== Your goal ==
Transcribe the material in full. Nothing should differ except that the pictures are left out.
-- start of Source material --
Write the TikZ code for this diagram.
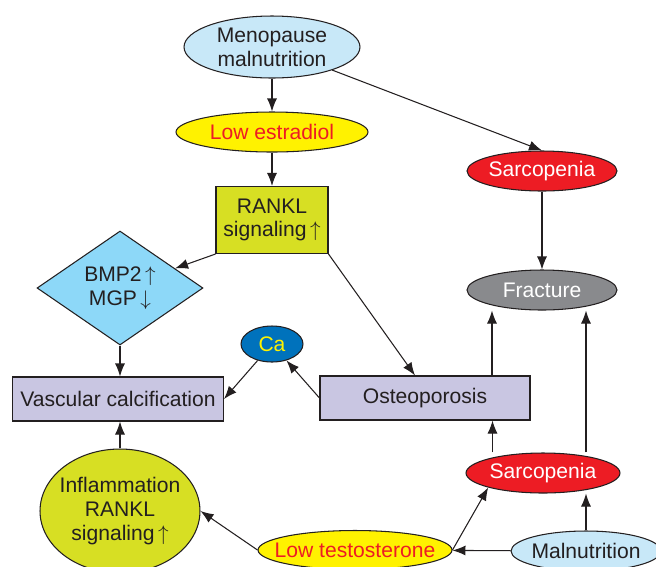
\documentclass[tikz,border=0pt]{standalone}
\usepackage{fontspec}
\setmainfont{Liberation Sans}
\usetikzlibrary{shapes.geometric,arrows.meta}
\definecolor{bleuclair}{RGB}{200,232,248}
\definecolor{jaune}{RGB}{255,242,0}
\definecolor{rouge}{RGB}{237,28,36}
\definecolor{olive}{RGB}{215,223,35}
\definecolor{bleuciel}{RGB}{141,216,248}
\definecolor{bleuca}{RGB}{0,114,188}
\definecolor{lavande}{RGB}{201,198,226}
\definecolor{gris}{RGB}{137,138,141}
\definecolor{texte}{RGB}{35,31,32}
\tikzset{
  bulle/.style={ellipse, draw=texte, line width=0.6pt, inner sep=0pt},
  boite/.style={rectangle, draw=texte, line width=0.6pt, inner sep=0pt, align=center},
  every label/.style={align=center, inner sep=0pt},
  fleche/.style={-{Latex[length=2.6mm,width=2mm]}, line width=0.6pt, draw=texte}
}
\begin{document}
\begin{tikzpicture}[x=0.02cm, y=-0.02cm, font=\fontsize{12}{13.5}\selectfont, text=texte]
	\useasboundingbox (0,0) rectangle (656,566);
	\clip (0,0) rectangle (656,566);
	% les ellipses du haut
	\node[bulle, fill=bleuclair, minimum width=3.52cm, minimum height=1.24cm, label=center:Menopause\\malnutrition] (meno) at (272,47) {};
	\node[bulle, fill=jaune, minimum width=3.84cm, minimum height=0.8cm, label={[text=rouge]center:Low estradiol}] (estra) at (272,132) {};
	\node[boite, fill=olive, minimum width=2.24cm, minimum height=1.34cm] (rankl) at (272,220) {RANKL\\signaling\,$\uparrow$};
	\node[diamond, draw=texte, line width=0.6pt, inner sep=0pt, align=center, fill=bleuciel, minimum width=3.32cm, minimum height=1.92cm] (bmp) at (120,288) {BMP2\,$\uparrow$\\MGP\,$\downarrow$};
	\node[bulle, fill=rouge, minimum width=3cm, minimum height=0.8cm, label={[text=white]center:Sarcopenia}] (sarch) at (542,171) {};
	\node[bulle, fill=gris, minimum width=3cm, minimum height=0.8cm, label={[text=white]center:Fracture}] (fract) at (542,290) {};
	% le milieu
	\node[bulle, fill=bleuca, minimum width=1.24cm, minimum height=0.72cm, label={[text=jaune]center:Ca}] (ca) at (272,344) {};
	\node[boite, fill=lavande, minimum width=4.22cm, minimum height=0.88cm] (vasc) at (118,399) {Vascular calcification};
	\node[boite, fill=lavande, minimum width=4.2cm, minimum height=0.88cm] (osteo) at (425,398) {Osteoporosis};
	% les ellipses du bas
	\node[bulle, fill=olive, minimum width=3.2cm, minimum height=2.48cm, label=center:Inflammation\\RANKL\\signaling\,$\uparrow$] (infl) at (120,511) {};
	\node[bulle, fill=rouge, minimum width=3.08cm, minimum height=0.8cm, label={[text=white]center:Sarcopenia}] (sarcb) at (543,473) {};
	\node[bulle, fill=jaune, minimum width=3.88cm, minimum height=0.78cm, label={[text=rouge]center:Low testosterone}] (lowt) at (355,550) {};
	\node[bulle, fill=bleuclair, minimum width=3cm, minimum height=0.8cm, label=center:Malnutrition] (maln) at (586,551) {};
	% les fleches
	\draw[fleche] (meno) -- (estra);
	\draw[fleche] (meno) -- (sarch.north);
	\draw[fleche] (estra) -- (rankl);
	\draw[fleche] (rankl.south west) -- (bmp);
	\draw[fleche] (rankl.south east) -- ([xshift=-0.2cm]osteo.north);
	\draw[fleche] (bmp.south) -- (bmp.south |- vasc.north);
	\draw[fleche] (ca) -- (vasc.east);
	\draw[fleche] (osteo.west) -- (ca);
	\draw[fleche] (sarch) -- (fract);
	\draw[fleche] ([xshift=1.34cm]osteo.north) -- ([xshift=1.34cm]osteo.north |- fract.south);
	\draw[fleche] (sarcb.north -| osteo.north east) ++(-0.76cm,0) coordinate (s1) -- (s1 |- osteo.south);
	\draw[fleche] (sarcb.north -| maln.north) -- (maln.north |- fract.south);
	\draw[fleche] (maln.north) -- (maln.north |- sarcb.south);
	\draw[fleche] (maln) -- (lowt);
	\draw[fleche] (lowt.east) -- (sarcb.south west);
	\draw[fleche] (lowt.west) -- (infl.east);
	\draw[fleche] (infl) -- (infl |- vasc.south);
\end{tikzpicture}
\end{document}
-- end of Source material --
== Result of the exercise ==
Write the TikZ code for this diagram.
\documentclass[tikz,border=0pt]{standalone}
\usepackage{fontspec}
\setmainfont{Liberation Sans}
\usetikzlibrary{shapes.geometric,arrows.meta}
\definecolor{bleuclair}{RGB}{200,232,248}
\definecolor{jaune}{RGB}{255,242,0}
\definecolor{rouge}{RGB}{237,28,36}
\definecolor{olive}{RGB}{215,223,35}
\definecolor{bleuciel}{RGB}{141,216,248}
\definecolor{bleuca}{RGB}{0,114,188}
\definecolor{lavande}{RGB}{201,198,226}
\definecolor{gris}{RGB}{137,138,141}
\definecolor{texte}{RGB}{35,31,32}
\tikzset{
  bulle/.style={ellipse, draw=texte, line width=0.6pt, inner sep=0pt},
  boite/.style={rectangle, draw=texte, line width=0.6pt, inner sep=0pt, align=center},
  every label/.style={align=center, inner sep=0pt},
  fleche/.style={-{Latex[length=2.6mm,width=2mm]}, line width=0.6pt, draw=texte}
}
\begin{document}
\begin{tikzpicture}[x=0.02cm, y=-0.02cm, font=\fontsize{12}{13.5}\selectfont, text=texte]
	\useasboundingbox (0,0) rectangle (656,566);
	\clip (0,0) rectangle (656,566);
	% les ellipses du haut
	\node[bulle, fill=bleuclair, minimum width=3.52cm, minimum height=1.24cm, label=center:Menopause\\malnutrition] (meno) at (272,47) {};
	\node[bulle, fill=jaune, minimum width=3.84cm, minimum height=0.8cm, label={[text=rouge]center:Low estradiol}] (estra) at (272,132) {};
	\node[boite, fill=olive, minimum width=2.24cm, minimum height=1.34cm] (rankl) at (272,220) {RANKL\\signaling\,$\uparrow$};
	\node[diamond, draw=texte, line width=0.6pt, inner sep=0pt, align=center, fill=bleuciel, minimum width=3.32cm, minimum height=1.92cm] (bmp) at (120,288) {BMP2\,$\uparrow$\\MGP\,$\downarrow$};
	\node[bulle, fill=rouge, minimum width=3cm, minimum height=0.8cm, label={[text=white]center:Sarcopenia}] (sarch) at (542,171) {};
	\node[bulle, fill=gris, minimum width=3cm, minimum height=0.8cm, label={[text=white]center:Fracture}] (fract) at (542,290) {};
	% le milieu
	\node[bulle, fill=bleuca, minimum width=1.24cm, minimum height=0.72cm, label={[text=jaune]center:Ca}] (ca) at (272,344) {};
	\node[boite, fill=lavande, minimum width=4.22cm, minimum height=0.88cm] (vasc) at (118,399) {Vascular calcification};
	\node[boite, fill=lavande, minimum width=4.2cm, minimum height=0.88cm] (osteo) at (425,398) {Osteoporosis};
	% les ellipses du bas
	\node[bulle, fill=olive, minimum width=3.2cm, minimum height=2.48cm, label=center:Inflammation\\RANKL\\signaling\,$\uparrow$] (infl) at (120,511) {};
	\node[bulle, fill=rouge, minimum width=3.08cm, minimum height=0.8cm, label={[text=white]center:Sarcopenia}] (sarcb) at (543,473) {};
	\node[bulle, fill=jaune, minimum width=3.88cm, minimum height=0.78cm, label={[text=rouge]center:Low testosterone}] (lowt) at (355,550) {};
	\node[bulle, fill=bleuclair, minimum width=3cm, minimum height=0.8cm, label=center:Malnutrition] (maln) at (586,551) {};
	% les fleches
	\draw[fleche] (meno) -- (estra);
	\draw[fleche] (meno) -- (sarch.north);
	\draw[fleche] (estra) -- (rankl);
	\draw[fleche] (rankl.south west) -- (bmp);
	\draw[fleche] (rankl.south east) -- ([xshift=-0.2cm]osteo.north);
	\draw[fleche] (bmp.south) -- (bmp.south |- vasc.north);
	\draw[fleche] (ca) -- (vasc.east);
	\draw[fleche] (osteo.west) -- (ca);
	\draw[fleche] (sarch) -- (fract);
	\draw[fleche] ([xshift=1.34cm]osteo.north) -- ([xshift=1.34cm]osteo.north |- fract.south);
	\draw[fleche] (sarcb.north -| osteo.north east) ++(-0.76cm,0) coordinate (s1) -- (s1 |- osteo.south);
	\draw[fleche] (sarcb.north -| maln.north) -- (maln.north |- fract.south);
	\draw[fleche] (maln.north) -- (maln.north |- sarcb.south);
	\draw[fleche] (maln) -- (lowt);
	\draw[fleche] (lowt.east) -- (sarcb.south west);
	\draw[fleche] (lowt.west) -- (infl.east);
	\draw[fleche] (infl) -- (infl |- vasc.south);
\end{tikzpicture}
\end{document}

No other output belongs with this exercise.